- [WHAT TO WORK ON] Repeat exactly the lines running from the first line of the data to the line containing "Years', '10 Years']", both ends included, and nothing else; drop the pictures.
○ ○ ○ ○
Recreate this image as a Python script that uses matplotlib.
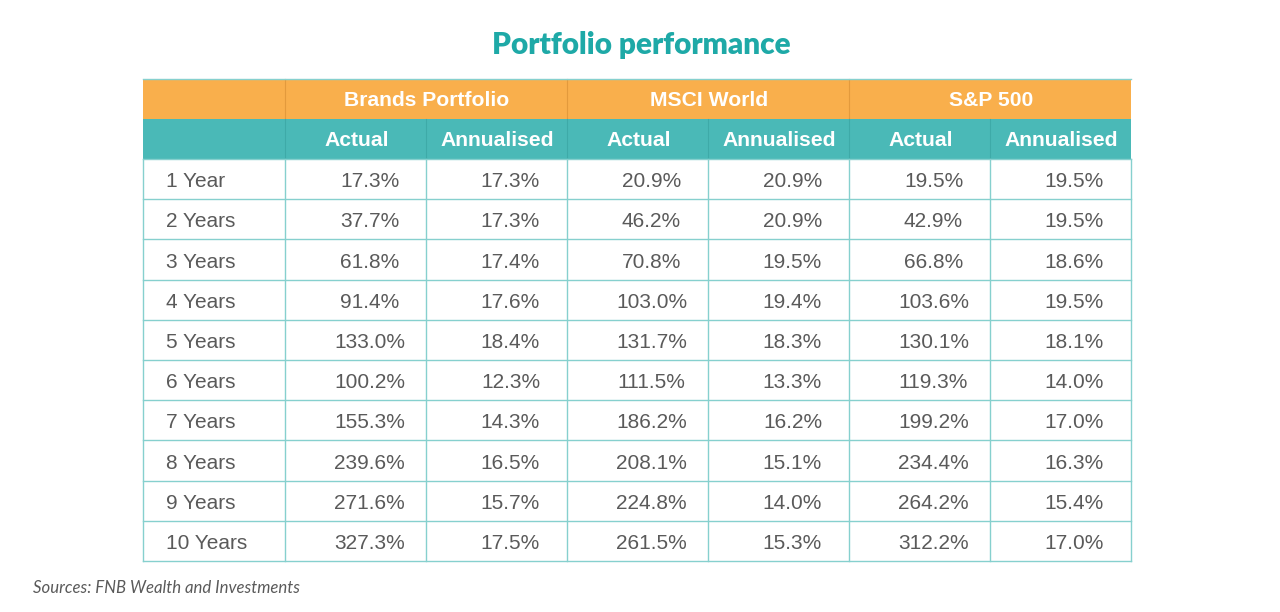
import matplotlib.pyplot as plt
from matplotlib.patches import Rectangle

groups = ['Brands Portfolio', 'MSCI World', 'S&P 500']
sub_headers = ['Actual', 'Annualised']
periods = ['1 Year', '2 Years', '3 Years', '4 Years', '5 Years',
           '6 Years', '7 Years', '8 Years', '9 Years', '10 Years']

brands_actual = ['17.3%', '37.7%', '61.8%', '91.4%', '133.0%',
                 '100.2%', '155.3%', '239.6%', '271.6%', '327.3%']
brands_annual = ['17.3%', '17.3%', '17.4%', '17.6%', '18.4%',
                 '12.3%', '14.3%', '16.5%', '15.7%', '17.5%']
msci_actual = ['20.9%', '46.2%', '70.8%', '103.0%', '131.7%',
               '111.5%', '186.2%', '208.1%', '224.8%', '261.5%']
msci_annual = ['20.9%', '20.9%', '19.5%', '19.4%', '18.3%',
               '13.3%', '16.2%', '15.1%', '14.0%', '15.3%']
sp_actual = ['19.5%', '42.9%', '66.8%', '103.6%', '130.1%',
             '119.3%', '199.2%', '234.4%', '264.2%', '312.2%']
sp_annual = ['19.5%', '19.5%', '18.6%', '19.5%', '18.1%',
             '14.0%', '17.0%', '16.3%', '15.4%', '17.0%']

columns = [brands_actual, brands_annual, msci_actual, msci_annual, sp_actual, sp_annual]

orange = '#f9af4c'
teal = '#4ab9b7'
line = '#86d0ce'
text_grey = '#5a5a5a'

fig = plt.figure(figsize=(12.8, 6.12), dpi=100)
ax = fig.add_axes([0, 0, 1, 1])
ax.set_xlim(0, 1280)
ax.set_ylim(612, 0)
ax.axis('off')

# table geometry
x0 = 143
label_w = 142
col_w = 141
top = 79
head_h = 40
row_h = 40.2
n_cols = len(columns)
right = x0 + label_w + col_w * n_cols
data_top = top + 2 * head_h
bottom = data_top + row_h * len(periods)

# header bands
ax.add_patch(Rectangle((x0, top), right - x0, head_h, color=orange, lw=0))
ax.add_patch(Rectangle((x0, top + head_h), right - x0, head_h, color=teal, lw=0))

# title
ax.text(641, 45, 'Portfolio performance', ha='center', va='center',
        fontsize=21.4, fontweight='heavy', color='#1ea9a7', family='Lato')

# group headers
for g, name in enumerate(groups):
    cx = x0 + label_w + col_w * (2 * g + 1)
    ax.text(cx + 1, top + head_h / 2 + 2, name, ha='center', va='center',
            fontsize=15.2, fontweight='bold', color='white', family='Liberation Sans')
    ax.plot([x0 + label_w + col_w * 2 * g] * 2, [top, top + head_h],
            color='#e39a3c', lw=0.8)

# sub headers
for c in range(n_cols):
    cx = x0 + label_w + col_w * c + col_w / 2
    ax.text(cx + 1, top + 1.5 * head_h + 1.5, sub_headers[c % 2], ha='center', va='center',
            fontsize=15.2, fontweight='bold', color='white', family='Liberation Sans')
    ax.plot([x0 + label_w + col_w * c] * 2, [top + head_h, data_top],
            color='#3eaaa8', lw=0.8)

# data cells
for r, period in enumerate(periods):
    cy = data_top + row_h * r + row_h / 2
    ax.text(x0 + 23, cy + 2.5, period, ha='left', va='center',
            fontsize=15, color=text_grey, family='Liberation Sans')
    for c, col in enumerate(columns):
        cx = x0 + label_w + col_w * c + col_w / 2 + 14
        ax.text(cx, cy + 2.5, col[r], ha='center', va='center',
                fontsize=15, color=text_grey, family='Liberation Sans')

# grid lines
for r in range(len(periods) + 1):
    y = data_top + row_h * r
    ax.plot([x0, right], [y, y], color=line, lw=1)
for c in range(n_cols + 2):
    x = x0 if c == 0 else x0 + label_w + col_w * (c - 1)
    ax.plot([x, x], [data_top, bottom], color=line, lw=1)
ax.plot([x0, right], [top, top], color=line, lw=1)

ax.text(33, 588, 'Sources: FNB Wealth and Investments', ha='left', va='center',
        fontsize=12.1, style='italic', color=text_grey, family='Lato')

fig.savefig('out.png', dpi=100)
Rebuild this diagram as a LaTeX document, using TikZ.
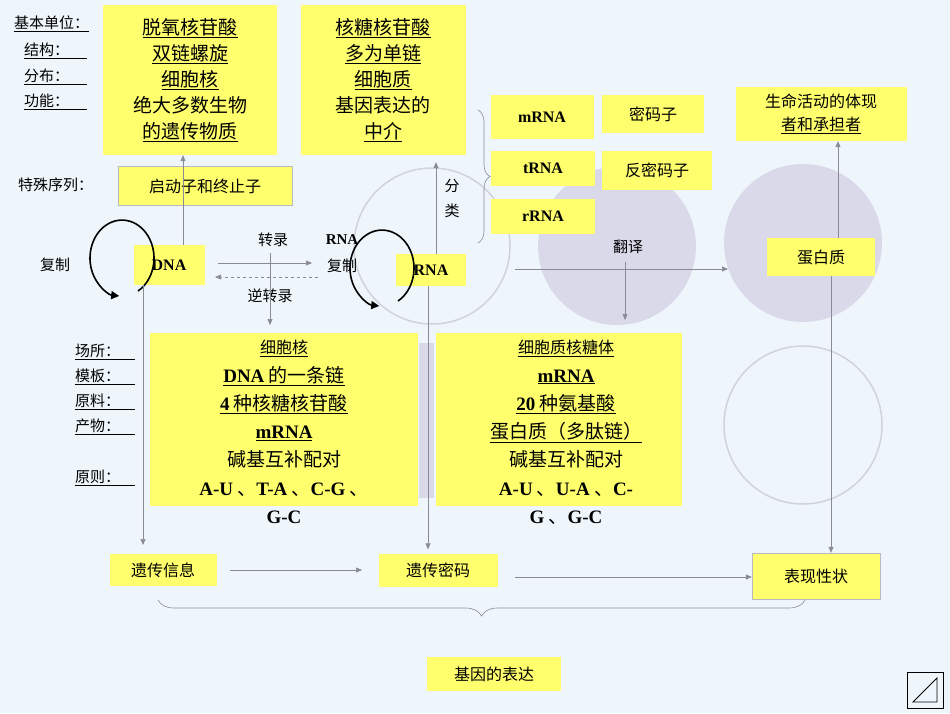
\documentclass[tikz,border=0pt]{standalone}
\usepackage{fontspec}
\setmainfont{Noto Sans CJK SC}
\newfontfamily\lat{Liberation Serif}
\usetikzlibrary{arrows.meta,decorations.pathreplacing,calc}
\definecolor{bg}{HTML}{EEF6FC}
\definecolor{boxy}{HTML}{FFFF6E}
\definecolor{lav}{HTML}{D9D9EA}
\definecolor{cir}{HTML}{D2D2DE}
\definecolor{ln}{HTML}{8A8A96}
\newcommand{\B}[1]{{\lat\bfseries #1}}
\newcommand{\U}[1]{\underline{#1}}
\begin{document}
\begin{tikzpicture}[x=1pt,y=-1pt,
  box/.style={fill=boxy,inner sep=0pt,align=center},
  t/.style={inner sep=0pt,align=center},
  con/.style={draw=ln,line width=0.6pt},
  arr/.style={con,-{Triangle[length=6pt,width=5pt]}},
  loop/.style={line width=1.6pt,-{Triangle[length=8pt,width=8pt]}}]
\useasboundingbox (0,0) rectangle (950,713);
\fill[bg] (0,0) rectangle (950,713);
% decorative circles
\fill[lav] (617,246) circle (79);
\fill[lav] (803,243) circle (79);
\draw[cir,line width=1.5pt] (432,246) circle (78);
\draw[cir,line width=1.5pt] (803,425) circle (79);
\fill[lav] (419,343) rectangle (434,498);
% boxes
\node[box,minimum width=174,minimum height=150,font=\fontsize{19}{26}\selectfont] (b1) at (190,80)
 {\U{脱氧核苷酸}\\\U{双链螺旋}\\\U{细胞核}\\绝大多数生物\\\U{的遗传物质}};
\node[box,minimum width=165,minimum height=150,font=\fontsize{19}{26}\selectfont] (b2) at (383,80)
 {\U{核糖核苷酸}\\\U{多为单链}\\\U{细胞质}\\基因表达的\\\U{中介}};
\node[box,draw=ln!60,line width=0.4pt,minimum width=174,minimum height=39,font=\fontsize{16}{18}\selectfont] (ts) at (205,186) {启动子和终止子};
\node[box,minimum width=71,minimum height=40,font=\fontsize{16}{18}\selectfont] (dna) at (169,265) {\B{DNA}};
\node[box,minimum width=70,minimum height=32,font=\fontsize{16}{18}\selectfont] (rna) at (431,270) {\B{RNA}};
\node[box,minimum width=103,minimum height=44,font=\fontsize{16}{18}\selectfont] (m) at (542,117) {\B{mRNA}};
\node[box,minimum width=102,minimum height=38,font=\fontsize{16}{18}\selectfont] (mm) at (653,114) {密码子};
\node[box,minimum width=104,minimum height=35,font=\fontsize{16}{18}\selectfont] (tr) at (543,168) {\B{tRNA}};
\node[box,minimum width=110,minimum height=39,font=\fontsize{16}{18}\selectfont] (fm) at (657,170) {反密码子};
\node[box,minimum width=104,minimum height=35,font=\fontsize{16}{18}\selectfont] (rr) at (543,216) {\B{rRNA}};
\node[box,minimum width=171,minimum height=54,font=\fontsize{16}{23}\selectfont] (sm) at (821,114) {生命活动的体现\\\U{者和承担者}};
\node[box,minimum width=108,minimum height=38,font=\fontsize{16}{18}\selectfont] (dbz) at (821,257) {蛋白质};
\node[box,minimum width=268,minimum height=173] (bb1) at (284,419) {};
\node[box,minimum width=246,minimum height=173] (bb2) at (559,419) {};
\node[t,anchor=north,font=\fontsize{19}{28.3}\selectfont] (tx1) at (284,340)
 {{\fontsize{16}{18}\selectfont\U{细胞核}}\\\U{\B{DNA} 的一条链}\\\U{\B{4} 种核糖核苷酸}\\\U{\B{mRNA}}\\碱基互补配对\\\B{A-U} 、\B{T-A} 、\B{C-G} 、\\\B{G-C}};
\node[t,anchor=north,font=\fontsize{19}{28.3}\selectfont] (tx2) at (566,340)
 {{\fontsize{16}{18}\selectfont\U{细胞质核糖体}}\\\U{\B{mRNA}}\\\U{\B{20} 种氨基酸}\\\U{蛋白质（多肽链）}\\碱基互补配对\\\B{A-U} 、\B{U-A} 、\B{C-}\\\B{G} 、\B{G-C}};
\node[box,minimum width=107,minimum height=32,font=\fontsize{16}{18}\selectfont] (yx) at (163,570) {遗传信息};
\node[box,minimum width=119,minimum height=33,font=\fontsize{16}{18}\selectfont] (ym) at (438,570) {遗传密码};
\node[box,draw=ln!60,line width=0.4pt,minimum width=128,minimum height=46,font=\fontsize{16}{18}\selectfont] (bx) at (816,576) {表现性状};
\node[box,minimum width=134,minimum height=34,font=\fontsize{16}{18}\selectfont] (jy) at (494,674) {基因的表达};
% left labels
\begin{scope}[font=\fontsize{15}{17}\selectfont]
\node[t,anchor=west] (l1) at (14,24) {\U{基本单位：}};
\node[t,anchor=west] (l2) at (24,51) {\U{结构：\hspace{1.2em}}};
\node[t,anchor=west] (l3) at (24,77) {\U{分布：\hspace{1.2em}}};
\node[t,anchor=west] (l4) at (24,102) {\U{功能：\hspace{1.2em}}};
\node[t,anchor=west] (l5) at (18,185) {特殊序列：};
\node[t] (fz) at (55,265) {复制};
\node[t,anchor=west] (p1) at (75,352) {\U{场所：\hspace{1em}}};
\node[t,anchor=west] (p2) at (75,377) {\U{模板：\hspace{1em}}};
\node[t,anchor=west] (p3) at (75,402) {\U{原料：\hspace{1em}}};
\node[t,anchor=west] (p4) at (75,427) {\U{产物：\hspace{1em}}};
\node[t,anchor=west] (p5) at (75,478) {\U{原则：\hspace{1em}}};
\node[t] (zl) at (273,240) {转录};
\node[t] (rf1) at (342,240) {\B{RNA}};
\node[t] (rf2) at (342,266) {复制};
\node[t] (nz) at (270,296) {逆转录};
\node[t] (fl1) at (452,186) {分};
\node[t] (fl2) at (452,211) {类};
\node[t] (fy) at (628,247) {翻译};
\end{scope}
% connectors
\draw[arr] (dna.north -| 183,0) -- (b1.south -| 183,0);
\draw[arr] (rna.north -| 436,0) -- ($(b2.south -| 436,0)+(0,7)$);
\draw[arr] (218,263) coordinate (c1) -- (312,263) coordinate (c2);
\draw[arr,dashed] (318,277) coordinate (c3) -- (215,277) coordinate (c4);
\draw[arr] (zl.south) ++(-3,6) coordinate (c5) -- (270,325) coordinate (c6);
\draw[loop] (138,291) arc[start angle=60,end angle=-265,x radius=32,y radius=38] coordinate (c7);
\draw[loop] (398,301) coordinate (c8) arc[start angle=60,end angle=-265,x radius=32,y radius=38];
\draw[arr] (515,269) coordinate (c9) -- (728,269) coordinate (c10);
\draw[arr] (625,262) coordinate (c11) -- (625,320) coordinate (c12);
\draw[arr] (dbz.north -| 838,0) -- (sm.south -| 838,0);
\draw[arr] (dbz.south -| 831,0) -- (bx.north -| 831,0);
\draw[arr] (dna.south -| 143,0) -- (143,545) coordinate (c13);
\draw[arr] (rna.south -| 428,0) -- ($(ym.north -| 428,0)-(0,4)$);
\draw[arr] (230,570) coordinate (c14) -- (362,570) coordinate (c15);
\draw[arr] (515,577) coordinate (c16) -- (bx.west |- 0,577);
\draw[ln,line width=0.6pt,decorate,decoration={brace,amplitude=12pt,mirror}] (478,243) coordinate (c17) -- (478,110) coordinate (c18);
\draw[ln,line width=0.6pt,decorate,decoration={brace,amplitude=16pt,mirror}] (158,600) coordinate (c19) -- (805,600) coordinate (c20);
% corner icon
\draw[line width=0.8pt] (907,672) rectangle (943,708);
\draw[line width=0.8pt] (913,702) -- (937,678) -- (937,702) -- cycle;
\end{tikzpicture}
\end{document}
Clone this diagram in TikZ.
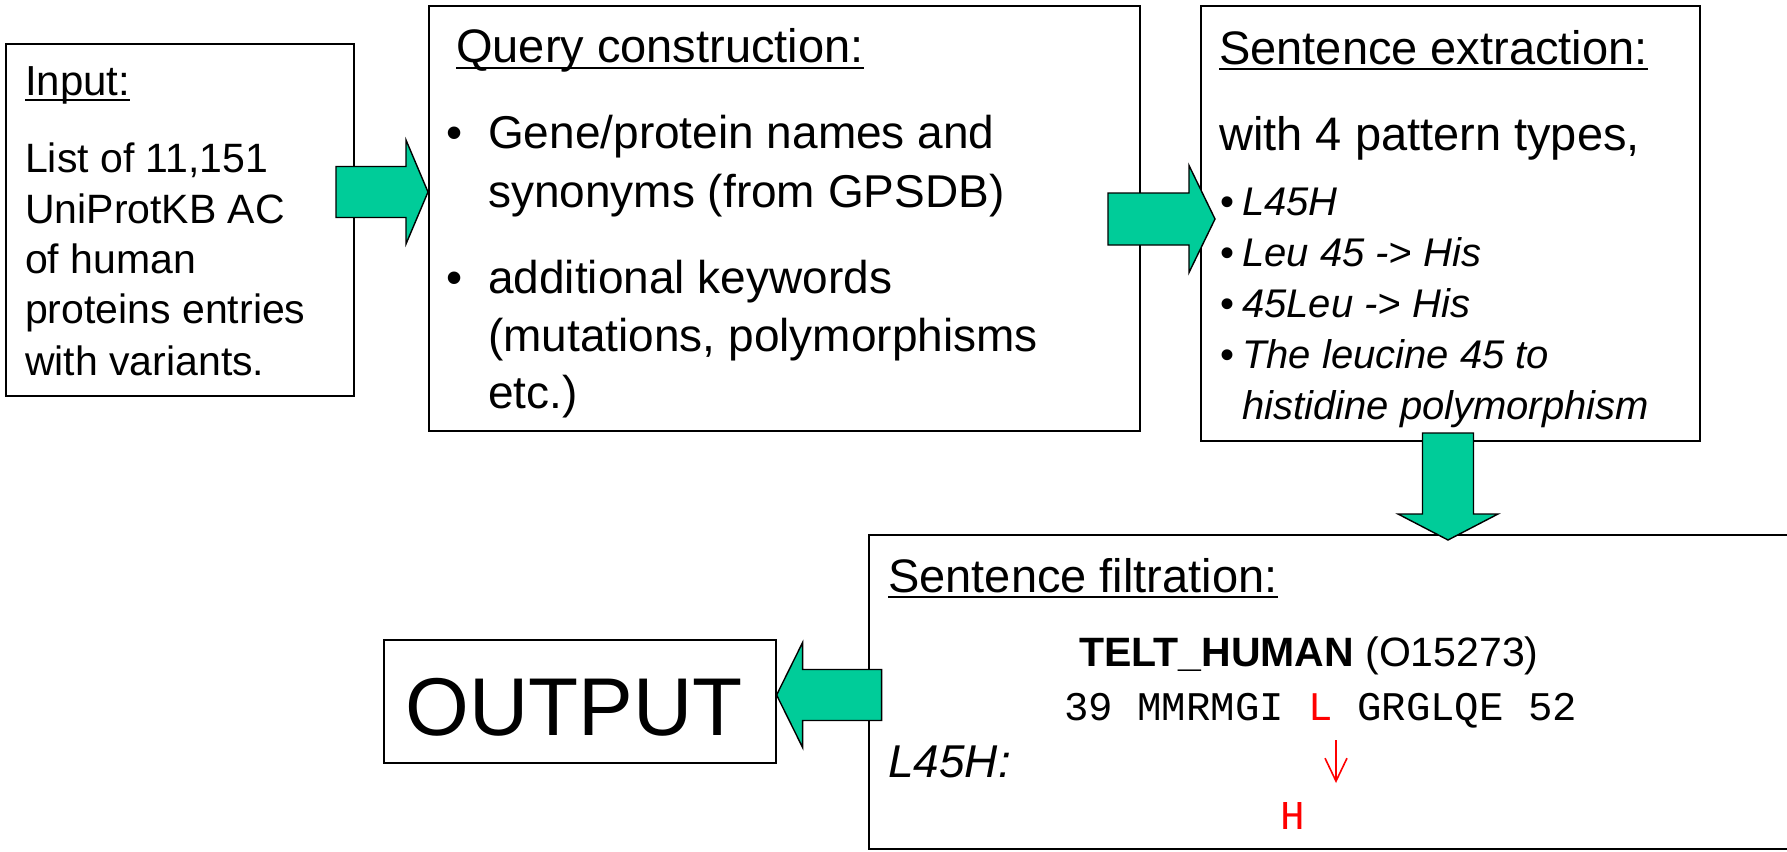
○ ○ ○ ○
- [RESPONSE TO THIS EXERCISE]
Recreate this image as a Python script that uses matplotlib.
import matplotlib.pyplot as plt
from matplotlib.patches import Rectangle

groups = ['Brands Portfolio', 'MSCI World', 'S&P 500']
sub_headers = ['Actual', 'Annualised']
periods = ['1 Year', '2 Years', '3 Years', '4 Years', '5 Years',
           '6 Years', '7 Years', '8 Years', '9 Years', '10 Years']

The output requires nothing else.